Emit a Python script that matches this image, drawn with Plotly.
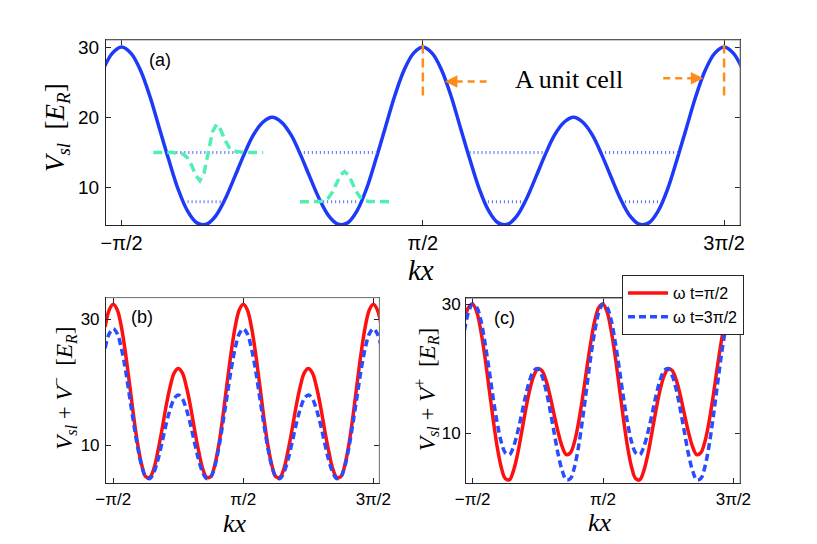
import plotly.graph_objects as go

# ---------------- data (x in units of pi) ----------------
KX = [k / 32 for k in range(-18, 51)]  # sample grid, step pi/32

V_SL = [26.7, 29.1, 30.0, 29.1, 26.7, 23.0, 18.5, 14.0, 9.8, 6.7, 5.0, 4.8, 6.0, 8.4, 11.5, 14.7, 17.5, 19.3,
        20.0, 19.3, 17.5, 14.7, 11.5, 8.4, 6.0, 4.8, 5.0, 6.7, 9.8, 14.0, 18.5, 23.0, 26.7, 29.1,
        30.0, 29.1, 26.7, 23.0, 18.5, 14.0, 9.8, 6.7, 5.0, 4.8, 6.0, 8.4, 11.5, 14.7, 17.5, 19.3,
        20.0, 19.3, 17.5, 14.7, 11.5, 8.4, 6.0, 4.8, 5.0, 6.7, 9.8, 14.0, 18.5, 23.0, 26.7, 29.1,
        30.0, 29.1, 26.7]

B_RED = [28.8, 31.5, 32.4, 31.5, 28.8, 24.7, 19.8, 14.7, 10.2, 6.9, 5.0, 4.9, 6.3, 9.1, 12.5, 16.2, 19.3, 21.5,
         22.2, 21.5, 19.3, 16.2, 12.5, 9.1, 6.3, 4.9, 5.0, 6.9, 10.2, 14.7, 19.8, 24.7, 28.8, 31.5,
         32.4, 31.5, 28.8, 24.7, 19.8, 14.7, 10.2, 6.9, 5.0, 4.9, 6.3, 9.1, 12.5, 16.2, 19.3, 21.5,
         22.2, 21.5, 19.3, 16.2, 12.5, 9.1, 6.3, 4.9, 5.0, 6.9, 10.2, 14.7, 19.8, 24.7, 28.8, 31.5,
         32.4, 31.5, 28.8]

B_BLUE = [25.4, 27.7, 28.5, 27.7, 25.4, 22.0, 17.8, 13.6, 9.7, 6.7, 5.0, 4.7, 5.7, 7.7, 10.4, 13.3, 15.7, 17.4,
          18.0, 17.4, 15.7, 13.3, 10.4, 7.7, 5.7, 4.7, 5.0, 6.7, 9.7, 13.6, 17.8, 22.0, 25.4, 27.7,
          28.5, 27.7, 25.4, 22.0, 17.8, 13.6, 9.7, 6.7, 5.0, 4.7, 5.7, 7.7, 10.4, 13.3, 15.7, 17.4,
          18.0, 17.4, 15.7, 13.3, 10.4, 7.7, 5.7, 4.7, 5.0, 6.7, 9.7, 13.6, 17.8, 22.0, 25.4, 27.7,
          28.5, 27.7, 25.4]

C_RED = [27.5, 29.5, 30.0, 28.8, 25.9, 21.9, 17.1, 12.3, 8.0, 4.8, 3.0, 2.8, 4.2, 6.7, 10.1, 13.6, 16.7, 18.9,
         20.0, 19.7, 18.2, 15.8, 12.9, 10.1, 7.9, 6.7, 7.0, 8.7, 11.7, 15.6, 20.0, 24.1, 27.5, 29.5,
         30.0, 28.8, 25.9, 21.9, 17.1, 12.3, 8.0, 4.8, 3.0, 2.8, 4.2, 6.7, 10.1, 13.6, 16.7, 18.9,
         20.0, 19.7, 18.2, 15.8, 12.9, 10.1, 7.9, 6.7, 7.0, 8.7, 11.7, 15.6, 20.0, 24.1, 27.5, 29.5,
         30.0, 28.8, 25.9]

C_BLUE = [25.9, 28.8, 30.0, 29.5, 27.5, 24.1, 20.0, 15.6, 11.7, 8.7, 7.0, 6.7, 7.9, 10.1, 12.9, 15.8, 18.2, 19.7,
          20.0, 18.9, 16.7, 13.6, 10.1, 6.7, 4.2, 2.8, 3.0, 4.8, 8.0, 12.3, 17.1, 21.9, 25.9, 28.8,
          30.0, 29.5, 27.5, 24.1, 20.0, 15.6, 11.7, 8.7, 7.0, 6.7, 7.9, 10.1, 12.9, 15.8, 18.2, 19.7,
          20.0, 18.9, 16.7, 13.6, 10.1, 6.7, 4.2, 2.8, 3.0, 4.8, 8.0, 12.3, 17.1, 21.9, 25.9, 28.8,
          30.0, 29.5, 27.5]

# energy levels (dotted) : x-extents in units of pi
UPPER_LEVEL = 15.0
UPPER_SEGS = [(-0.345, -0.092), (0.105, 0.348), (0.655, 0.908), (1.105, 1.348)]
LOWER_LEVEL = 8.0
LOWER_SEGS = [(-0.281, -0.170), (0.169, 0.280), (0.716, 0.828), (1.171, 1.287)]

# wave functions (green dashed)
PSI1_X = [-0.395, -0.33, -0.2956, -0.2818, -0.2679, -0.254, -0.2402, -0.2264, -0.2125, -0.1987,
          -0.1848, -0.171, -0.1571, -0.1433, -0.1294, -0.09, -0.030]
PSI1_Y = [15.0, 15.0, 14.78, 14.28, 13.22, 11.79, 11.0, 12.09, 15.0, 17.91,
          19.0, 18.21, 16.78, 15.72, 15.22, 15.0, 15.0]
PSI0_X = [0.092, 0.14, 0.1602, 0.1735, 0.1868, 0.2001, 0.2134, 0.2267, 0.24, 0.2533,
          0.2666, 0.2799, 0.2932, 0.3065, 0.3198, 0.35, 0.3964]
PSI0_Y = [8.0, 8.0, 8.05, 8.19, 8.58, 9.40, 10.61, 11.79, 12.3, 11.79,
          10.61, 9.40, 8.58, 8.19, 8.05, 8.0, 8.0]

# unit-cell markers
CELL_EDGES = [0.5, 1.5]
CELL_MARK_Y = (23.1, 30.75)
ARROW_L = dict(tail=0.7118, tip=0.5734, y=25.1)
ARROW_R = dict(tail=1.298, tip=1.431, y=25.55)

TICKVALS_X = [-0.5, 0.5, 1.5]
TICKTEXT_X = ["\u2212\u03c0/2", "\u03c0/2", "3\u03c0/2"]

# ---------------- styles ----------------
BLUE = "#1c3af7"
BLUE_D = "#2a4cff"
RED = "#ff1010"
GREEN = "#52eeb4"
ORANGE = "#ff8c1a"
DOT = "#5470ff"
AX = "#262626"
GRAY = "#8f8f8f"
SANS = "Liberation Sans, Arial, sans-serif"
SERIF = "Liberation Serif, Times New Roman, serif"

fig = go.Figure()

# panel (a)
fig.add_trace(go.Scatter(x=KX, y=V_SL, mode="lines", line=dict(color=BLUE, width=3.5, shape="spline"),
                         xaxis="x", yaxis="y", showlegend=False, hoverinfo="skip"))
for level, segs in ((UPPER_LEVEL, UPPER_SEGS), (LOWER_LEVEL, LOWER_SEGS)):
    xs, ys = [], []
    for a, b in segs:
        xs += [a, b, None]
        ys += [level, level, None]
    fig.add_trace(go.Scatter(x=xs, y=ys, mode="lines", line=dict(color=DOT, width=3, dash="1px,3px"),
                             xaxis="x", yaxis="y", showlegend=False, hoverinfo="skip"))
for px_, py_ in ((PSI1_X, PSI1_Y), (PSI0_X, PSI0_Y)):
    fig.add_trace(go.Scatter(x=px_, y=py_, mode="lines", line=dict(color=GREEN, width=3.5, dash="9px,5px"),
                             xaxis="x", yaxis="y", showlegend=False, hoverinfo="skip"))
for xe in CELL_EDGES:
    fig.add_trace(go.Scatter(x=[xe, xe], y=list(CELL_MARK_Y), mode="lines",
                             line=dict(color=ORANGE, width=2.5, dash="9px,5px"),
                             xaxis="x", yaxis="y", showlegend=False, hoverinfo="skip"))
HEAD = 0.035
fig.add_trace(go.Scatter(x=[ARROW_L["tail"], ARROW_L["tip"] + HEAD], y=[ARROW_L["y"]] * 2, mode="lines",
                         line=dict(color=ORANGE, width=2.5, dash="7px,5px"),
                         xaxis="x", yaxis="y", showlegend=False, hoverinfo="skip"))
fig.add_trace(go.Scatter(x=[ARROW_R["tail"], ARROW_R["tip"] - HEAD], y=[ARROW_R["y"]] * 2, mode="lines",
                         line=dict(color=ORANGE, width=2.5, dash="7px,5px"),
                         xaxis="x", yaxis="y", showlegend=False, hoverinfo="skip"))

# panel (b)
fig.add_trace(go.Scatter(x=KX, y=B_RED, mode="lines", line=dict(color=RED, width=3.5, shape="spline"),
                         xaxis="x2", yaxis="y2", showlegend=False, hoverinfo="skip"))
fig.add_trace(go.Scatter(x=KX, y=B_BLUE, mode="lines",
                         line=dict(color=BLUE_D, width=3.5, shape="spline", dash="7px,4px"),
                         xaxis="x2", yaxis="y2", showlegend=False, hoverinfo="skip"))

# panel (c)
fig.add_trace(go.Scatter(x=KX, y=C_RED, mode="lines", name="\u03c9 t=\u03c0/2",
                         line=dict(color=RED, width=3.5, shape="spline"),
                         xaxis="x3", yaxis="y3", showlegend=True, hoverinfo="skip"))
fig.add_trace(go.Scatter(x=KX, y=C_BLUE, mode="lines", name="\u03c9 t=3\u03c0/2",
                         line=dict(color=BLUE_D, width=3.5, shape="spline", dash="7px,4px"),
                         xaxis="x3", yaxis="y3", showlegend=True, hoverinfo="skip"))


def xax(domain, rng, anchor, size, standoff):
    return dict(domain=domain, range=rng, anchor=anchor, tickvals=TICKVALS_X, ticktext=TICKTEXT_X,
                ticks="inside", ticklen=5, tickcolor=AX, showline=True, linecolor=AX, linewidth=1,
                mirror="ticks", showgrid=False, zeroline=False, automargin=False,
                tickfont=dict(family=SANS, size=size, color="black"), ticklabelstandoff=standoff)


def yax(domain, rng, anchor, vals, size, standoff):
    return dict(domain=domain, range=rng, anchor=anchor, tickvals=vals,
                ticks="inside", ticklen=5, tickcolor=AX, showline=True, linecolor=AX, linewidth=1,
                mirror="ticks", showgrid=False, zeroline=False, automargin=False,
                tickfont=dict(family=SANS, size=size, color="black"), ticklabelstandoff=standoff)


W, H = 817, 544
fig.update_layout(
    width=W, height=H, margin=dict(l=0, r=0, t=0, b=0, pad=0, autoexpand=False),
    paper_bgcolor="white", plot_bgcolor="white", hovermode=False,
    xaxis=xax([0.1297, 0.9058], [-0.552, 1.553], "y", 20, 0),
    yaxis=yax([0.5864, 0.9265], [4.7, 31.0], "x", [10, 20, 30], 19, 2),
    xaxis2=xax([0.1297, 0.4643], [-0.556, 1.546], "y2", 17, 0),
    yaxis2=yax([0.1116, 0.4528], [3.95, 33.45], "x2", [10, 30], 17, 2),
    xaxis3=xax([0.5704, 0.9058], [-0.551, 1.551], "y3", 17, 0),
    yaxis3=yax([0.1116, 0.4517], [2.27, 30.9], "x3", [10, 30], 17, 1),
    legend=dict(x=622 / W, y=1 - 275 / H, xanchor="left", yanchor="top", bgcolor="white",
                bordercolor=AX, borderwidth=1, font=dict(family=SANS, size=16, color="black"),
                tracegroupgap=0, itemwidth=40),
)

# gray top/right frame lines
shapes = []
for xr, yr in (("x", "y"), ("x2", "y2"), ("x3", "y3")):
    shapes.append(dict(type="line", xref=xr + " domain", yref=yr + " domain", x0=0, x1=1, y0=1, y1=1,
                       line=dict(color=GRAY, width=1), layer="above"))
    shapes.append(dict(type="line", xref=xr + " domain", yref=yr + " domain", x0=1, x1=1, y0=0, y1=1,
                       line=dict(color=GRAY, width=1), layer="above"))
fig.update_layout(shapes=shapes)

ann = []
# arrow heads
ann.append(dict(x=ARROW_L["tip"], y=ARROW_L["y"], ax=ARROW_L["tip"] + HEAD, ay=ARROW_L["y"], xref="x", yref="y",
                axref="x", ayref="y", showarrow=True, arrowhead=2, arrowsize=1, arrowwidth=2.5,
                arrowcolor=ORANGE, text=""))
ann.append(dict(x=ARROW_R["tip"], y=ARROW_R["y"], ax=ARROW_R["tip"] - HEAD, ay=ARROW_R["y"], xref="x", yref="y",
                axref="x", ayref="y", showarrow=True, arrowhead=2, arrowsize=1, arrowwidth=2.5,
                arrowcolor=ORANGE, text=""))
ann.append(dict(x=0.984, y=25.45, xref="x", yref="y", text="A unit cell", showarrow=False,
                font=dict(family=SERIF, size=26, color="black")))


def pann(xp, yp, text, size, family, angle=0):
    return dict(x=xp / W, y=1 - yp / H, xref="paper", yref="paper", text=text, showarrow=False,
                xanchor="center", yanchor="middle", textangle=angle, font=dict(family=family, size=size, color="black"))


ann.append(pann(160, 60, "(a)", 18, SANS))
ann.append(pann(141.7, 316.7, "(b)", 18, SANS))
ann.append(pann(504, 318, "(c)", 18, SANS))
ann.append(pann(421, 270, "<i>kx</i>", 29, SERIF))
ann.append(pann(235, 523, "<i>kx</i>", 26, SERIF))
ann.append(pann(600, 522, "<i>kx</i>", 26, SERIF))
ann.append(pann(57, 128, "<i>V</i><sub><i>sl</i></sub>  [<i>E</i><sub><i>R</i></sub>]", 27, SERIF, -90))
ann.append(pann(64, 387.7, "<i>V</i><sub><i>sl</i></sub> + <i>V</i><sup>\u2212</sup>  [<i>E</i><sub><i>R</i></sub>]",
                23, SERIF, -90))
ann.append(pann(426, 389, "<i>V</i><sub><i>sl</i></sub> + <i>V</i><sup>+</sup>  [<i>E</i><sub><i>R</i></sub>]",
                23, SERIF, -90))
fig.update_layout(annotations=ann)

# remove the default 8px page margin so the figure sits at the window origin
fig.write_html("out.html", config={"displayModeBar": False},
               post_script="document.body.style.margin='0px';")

****************

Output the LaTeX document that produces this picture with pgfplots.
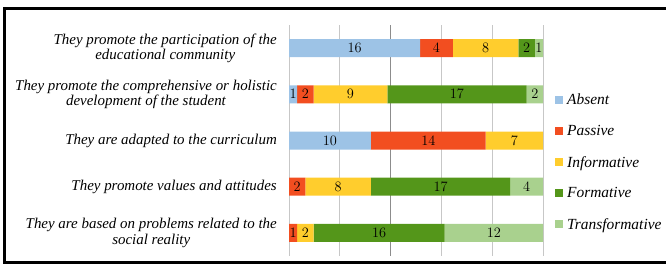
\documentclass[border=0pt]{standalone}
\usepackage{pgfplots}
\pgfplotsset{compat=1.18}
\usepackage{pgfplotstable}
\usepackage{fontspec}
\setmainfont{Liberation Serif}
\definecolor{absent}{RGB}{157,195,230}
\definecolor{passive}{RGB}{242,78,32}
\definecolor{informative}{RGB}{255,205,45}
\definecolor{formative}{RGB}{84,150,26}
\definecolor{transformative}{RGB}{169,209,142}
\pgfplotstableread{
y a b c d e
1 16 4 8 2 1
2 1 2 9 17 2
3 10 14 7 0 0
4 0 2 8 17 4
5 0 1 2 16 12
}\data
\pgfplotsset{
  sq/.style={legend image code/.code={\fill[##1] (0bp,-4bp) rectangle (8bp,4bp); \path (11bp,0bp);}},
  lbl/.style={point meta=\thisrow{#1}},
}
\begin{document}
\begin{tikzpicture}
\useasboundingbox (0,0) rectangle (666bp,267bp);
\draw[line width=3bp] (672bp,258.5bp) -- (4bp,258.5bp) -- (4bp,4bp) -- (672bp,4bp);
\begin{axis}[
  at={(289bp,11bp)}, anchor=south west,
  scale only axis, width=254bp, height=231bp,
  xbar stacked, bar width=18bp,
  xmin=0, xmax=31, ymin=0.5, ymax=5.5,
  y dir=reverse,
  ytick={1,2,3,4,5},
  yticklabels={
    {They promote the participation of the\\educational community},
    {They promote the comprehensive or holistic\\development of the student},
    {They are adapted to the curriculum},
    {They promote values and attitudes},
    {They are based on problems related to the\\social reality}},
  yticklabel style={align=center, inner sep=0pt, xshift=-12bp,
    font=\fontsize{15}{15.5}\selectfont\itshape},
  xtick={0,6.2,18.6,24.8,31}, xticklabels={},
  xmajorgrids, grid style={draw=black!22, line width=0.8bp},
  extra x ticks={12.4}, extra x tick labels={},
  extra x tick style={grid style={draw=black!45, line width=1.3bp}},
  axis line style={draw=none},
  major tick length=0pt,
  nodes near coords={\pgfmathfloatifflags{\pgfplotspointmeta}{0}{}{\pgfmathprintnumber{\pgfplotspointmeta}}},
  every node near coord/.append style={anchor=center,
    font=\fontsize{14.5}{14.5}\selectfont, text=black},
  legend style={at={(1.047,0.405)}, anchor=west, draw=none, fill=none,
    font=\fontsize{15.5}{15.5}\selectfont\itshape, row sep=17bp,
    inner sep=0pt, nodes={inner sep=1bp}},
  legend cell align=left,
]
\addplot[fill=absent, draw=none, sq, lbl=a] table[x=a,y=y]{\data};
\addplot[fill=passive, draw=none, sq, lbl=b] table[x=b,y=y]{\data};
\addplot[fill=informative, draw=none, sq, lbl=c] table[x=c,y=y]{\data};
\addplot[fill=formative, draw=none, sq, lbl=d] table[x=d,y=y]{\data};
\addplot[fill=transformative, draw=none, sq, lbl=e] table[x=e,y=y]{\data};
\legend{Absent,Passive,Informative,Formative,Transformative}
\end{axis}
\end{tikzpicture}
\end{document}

****************

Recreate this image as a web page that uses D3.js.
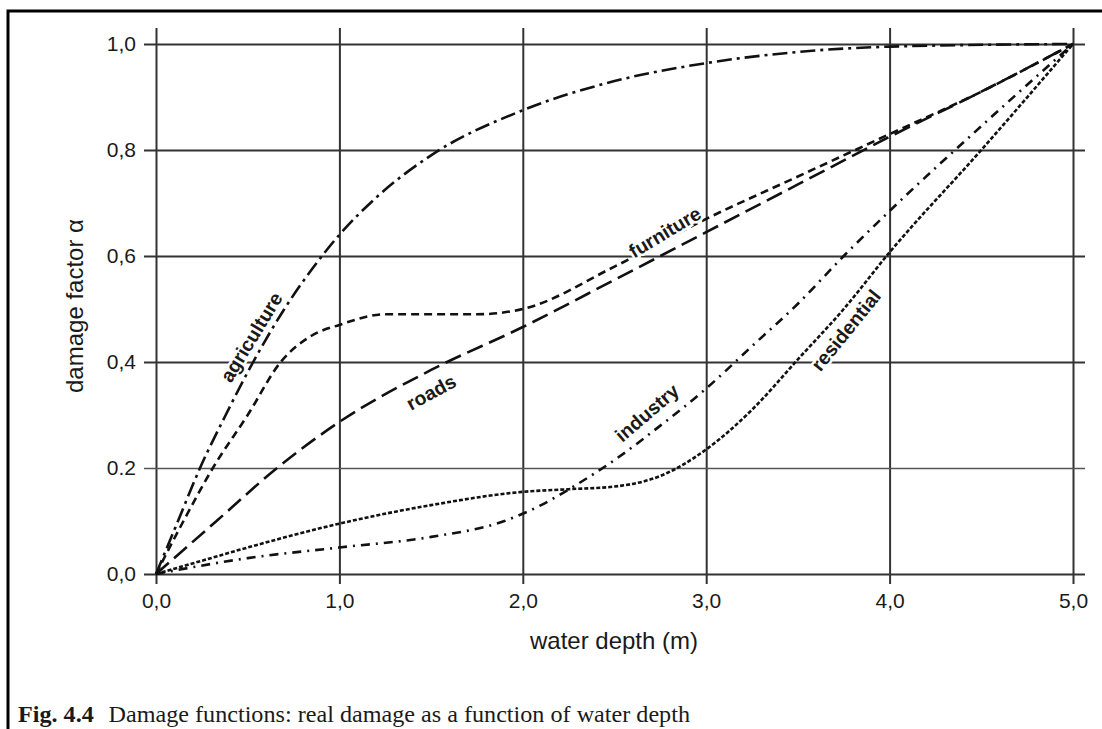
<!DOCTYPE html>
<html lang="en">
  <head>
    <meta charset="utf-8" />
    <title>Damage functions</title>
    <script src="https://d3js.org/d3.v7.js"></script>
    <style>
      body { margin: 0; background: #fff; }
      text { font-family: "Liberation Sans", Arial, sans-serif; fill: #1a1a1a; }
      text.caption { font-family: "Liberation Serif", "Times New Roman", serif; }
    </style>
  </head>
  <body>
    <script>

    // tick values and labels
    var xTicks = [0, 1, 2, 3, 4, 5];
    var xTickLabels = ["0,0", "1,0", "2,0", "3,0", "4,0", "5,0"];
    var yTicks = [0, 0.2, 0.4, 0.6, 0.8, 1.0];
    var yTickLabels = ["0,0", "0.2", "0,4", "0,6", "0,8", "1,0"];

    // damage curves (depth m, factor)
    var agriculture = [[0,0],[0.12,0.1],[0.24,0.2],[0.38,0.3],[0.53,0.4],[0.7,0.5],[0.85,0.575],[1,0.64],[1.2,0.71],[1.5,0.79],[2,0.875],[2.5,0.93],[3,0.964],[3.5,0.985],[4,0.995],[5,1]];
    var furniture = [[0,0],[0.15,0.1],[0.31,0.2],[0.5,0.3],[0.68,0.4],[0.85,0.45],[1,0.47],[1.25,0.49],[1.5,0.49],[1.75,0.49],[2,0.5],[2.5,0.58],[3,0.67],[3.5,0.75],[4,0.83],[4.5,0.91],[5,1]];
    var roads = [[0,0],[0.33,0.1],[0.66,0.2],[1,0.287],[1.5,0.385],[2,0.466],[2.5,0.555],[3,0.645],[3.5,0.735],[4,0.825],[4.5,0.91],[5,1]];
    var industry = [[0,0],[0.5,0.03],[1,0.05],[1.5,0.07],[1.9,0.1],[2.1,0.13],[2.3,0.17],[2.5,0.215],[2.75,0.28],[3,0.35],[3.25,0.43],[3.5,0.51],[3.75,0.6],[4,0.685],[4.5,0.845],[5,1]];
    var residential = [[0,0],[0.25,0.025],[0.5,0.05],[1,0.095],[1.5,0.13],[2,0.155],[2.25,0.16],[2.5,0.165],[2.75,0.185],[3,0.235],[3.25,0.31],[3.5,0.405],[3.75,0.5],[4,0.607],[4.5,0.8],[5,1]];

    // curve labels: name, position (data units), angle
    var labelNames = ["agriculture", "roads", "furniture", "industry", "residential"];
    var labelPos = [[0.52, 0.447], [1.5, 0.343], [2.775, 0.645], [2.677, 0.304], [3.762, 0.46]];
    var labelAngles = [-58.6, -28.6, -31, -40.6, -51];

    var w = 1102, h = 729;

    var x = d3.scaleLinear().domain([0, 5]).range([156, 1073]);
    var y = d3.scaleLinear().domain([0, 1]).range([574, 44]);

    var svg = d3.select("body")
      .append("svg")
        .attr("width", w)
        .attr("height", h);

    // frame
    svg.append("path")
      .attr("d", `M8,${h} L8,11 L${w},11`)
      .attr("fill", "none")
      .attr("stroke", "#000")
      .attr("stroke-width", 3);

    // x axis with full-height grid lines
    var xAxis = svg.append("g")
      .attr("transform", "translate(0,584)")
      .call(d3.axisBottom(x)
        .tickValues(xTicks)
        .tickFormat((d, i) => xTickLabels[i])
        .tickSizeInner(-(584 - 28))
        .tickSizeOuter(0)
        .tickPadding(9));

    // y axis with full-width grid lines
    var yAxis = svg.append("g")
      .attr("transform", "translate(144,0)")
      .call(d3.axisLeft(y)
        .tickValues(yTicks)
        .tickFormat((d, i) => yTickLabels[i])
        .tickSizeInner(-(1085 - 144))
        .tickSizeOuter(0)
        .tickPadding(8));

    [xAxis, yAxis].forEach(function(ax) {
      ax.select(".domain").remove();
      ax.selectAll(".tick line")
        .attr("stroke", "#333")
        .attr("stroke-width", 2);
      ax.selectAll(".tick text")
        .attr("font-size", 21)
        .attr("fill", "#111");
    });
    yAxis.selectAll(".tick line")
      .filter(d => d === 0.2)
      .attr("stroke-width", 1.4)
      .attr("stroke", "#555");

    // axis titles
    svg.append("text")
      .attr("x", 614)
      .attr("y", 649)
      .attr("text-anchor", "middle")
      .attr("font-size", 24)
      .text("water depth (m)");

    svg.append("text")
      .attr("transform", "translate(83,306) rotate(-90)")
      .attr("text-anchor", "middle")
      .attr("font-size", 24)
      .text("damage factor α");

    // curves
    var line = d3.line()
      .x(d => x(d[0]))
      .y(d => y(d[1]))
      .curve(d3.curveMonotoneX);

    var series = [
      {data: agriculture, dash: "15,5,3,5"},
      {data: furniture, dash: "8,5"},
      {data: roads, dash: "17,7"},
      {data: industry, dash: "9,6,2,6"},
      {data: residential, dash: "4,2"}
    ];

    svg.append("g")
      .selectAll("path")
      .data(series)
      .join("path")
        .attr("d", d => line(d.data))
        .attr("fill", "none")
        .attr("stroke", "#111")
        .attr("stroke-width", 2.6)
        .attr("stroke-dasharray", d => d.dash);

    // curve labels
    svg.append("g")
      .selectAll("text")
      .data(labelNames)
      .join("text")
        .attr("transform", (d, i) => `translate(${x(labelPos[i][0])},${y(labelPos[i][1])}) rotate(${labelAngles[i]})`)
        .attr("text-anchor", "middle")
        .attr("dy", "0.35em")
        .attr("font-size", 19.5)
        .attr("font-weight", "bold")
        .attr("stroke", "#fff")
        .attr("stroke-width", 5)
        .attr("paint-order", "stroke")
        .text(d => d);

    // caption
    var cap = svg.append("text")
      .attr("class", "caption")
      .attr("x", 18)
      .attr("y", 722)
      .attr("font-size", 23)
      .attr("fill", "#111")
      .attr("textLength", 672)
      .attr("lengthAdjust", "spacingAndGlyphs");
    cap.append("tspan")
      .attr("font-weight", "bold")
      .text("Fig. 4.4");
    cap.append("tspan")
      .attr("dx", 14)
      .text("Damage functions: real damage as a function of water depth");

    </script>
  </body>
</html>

****************

| Task brief |
Set down nothing but the lines from the one holding "Emit a Python" through the one holding "KX = [k / 32", both included, exactly as they appear; any picture is left out.

| Output of the exercise |
Emit a Python script that matches this image, drawn with Plotly.
import plotly.graph_objects as go

# ---------------- data (x in units of pi) ----------------
KX = [k / 32 for k in range(-18, 51)]  # sample grid, step pi/32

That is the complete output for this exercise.